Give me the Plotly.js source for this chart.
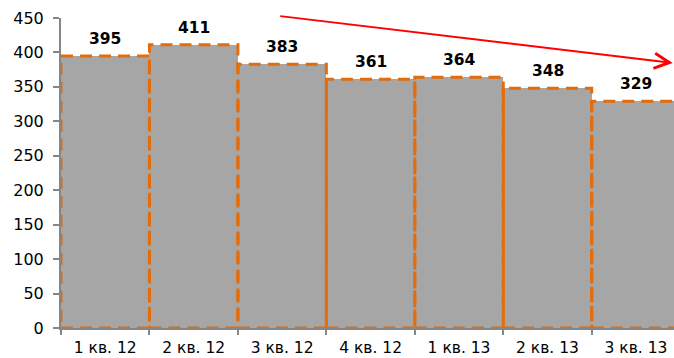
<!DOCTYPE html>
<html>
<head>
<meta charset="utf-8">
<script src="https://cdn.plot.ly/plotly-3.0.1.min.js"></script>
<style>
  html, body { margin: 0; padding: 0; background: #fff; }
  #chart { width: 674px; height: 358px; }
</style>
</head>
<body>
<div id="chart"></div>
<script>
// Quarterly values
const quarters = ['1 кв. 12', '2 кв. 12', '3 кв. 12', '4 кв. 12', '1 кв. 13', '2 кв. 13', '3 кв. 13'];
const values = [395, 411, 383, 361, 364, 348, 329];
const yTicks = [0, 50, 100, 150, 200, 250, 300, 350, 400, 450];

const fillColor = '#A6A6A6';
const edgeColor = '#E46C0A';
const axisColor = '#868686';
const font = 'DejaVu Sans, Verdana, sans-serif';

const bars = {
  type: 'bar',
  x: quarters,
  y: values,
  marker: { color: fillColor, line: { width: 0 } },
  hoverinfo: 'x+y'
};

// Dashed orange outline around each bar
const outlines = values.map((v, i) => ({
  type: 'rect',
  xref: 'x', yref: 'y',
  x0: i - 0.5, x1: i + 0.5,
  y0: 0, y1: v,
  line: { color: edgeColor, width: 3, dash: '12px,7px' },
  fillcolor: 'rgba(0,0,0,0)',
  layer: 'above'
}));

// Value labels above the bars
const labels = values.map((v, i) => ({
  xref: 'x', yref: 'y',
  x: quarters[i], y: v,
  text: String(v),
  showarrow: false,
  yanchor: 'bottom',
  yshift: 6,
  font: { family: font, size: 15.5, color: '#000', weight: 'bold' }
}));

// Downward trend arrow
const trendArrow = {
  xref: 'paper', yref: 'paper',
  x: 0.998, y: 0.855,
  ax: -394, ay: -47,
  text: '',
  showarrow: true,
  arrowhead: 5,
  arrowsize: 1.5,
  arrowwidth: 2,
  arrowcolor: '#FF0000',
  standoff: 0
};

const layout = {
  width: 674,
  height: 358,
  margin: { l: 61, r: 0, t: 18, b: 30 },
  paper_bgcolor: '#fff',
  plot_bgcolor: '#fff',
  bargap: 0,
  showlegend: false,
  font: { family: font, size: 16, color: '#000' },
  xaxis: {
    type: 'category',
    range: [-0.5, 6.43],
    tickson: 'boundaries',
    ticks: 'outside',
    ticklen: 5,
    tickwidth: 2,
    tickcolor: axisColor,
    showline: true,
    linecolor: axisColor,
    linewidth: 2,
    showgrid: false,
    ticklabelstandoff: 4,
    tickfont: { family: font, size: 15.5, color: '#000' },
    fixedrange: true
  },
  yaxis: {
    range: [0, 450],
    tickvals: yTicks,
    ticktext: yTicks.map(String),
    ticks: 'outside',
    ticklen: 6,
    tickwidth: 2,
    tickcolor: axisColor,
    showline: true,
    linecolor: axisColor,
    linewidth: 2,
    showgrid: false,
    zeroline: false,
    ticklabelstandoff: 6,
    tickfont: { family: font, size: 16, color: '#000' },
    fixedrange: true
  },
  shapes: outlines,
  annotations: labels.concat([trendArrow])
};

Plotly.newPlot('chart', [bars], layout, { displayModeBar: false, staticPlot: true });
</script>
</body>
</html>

************

_EXERCISE DESCRIPTION_
Working from the material above, transcribe it exactly while omitting pictures.

_RESPONSE TO THIS EXERCISE_
Give me the Plotly.js source for this chart.
<!DOCTYPE html>
<html>
<head>
<meta charset="utf-8">
<script src="https://cdn.plot.ly/plotly-3.0.1.min.js"></script>
<style>
  html, body { margin: 0; padding: 0; background: #fff; }
  #chart { width: 674px; height: 358px; }
</style>
</head>
<body>
<div id="chart"></div>
<script>
// Quarterly values
const quarters = ['1 кв. 12', '2 кв. 12', '3 кв. 12', '4 кв. 12', '1 кв. 13', '2 кв. 13', '3 кв. 13'];
const values = [395, 411, 383, 361, 364, 348, 329];
const yTicks = [0, 50, 100, 150, 200, 250, 300, 350, 400, 450];

const fillColor = '#A6A6A6';
const edgeColor = '#E46C0A';
const axisColor = '#868686';
const font = 'DejaVu Sans, Verdana, sans-serif';

const bars = {
  type: 'bar',
  x: quarters,
  y: values,
  marker: { color: fillColor, line: { width: 0 } },
  hoverinfo: 'x+y'
};

// Dashed orange outline around each bar
const outlines = values.map((v, i) => ({
  type: 'rect',
  xref: 'x', yref: 'y',
  x0: i - 0.5, x1: i + 0.5,
  y0: 0, y1: v,
  line: { color: edgeColor, width: 3, dash: '12px,7px' },
  fillcolor: 'rgba(0,0,0,0)',
  layer: 'above'
}));

// Value labels above the bars
const labels = values.map((v, i) => ({
  xref: 'x', yref: 'y',
  x: quarters[i], y: v,
  text: String(v),
  showarrow: false,
  yanchor: 'bottom',
  yshift: 6,
  font: { family: font, size: 15.5, color: '#000', weight: 'bold' }
}));

// Downward trend arrow
const trendArrow = {
  xref: 'paper', yref: 'paper',
  x: 0.998, y: 0.855,
  ax: -394, ay: -47,
  text: '',
  showarrow: true,
  arrowhead: 5,
  arrowsize: 1.5,
  arrowwidth: 2,
  arrowcolor: '#FF0000',
  standoff: 0
};

const layout = {
  width: 674,
  height: 358,
  margin: { l: 61, r: 0, t: 18, b: 30 },
  paper_bgcolor: '#fff',
  plot_bgcolor: '#fff',
  bargap: 0,
  showlegend: false,
  font: { family: font, size: 16, color: '#000' },
  xaxis: {
    type: 'category',
    range: [-0.5, 6.43],
    tickson: 'boundaries',
    ticks: 'outside',
    ticklen: 5,
    tickwidth: 2,
    tickcolor: axisColor,
    showline: true,
    linecolor: axisColor,
    linewidth: 2,
    showgrid: false,
    ticklabelstandoff: 4,
    tickfont: { family: font, size: 15.5, color: '#000' },
    fixedrange: true
  },
  yaxis: {
    range: [0, 450],
    tickvals: yTicks,
    ticktext: yTicks.map(String),
    ticks: 'outside',
    ticklen: 6,
    tickwidth: 2,
    tickcolor: axisColor,
    showline: true,
    linecolor: axisColor,
    linewidth: 2,
    showgrid: false,
    zeroline: false,
    ticklabelstandoff: 6,
    tickfont: { family: font, size: 16, color: '#000' },
    fixedrange: true
  },
  shapes: outlines,
  annotations: labels.concat([trendArrow])
};

Plotly.newPlot('chart', [bars], layout, { displayModeBar: false, staticPlot: true });
</script>
</body>
</html>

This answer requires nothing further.